Four years ago, Rylee noticed minor tremors, or shaking, in her hands. It happened only when she used or held her hand a certain way. She just chalked it up as hormones because she was 6 months pregnant at the time. Eventually moving to her head, the tremors progressed and 18 months later she decided it was time to see a doctor. 

After countless blood tests, heart tests, eye tests, high dose oral steroids, a CT scan and more, the doctors discovered Rylee has damage throughout her central nervous system (brain and spinal cord). She was later diagnosed with Autoimmune Encephalitis (AE), a newly discovered disease (2007) that attacks the healthy cells in the brain for an unknown reason.

Courtesy of Rylee Freeland

Although AE is unknown to much of the medical community, her doctors have an idea on successful treatments to keep the inflammation at bay. Rylee quickly started treatment but wanted to learn more about her rare disease. She researched for a neurologist who studies the disease and has experience treating AE, which led her to UCHealth in Aurora, CO.

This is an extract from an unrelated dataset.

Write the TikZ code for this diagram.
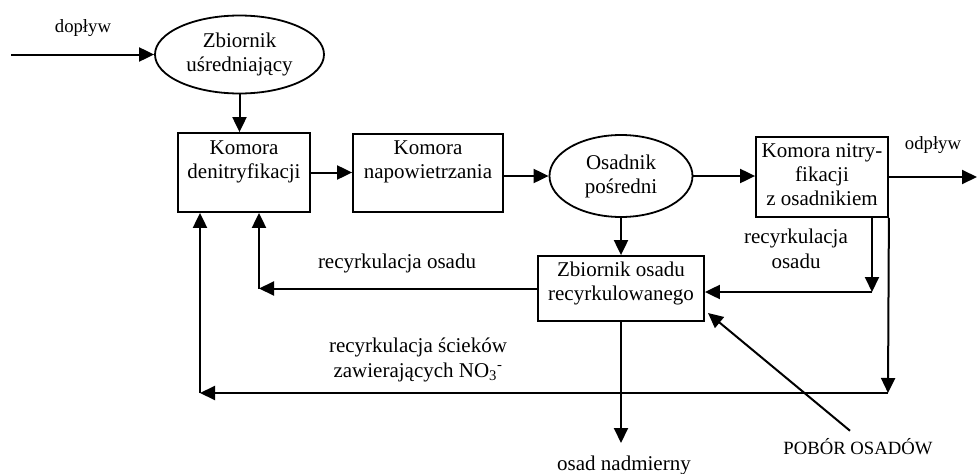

These numbers don't encapsulate the true challenges behind the disease, but so far Rylee has been through:

  • Neurologists: 3
  • MRIs: 9
  • Spinal Taps: 2
  • Steroid infusions: 8
  • Rituximab infusions: 3 

Despite the hours of IVs in her arms and her "not-so-normal" life now, Rylee embraces her journey with AE and says she's eternally grateful for those who have been alongside her through it all: God, her family, and the amazing healthcare workers. 

“I have found that good, supportive, kind, and caring nurses make the biggest difference in my journey," said Rylee.


Rylee pictured with Specialty/Oncology Clinic nurses Robin Reed, RN, and Kodi Colter, RN. Robin has been with Phelps Memorial for 9 1/2 years and Kodi has been on the team for 2 1/2 years.

She and her husband, Kyle, are on the road often for appointments in Denver. Fortunately, the Oncology and Infusion Clinic in Holdrege offers the rituximab infusion which is one of the most successful treatments for her disease. This treatment keeps her brain from attacking more healthy cells. Doctors say she will have to receive rituximab infusions every six months for the rest of her life.

"The oncology nurses realize getting infusions all day isn’t exactly fun or ideal, but they always make sure I am comfortable, content, and doing as well as I can be," she said.

Robin Reed, RN, and Rylee Freeland.


The infusion takes 4 to 5 hours each time. Having the option to get these infusions close by and not drive to Colorado is convenient, cost-effective, and saves time for Rylee and her family.

  • Miles driven for appointments in CO: 5,015
  • Miles driven for infusions: 170

She gets the infusions while her three kids are at school and she's home by the time they get on the bus.

"One of the first things people ask me regarding my infusion is, 'Do you have to go to Colorado for that?”, and I love being able to tell them, 'Nope! I can do it at Phelps Memorial,'" she said. "Mentally, physically, and financially it is a blessing to me and my family to be able to go to PMHC."




rylee family
Rylee with husband Kyle and 3 kids: Jennica (7), Karter (9) and Tucker (5).